Observe também que Krugman indubitavelmente não previu essa enorme valorização do ouro (ou, aliás, de todas as outras commodities). A única -- e hilária -- explicação que ele forneceu para a valorização do ouro foi dizer que se tratava de uma conspiração direitista insuflada por paranóicos como Glenn Beck (famoso ex-apresentador de um programa da Fox News, o qual, segundo Krugman, teria o poder de influenciar todo o mundo a sair comprando ouro maciçamente, pois estaria gerando pavor ao alertar sobre os riscos de uma vindoura hiperinflação).
Conclusão
Pelo que sei, nenhuma escola de pensamento econômico previu com 100% de correção, ainda lá em janeiro de 2008, todos os fenômenos econômicos que estariam por vir. Os keynesianos convencionais empregados na Casa Branca, bem como todas as grandes firmas que fazem prognósticos, se mostraram completamente errados quanto aos efeitos dos pacotes de estímulos implementados por Obama. A Escola de Chicago também se mostrou completamente errada quanto ao impacto dos déficits sobre os juros. Pessoas como Peter Schiff (e este que vos escreve) estavam completamente errados sobre a inflação de preços ao consumidor em 2009 e 2010. Os "quase-monetaristas" (que culpam Bernanke por suas políticas monetárias supostamente muito restritivas) e Paul Krugman se mostraram completamente equivocados em relação aos preços do ouro e da prata, e discutivelmente equivocados em relação à fragilidade da "recuperação" das bolsas de valores.
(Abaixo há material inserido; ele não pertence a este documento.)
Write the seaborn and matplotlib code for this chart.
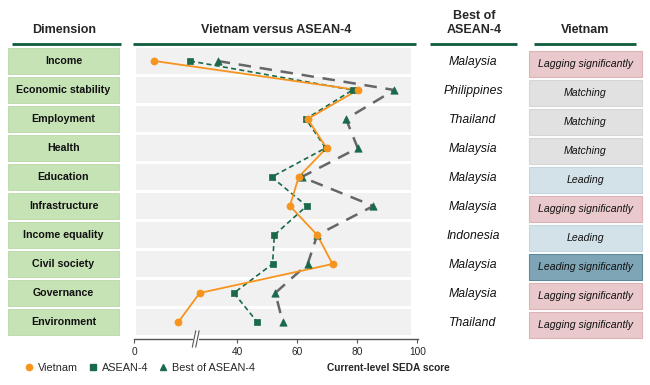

Mas uma coisa é certa, e aqui eu vou concordar com Krugman quando ele conclui seu artigo assim: "Os milhões de americanos que deveriam estar empregados -- mas não estão -- já sabem o que é que não está funcionando: a política econômica dos últimos dois anos."
Veja novamente os dois gráficos acima. Qualquer pessoa de bom senso irá admitir que, nos últimos dois anos, a economia americana foi submetida a déficits orçamentários sem precedentes e a uma inflação monetária inaudita. Krugman está certo: isso não está funcionando absolutamente nada. É hora de finalmente deixar o livre mercado corrigir os desequilíbrios da economia para acabar com esta agonia e nos propiciar uma genuína recuperação.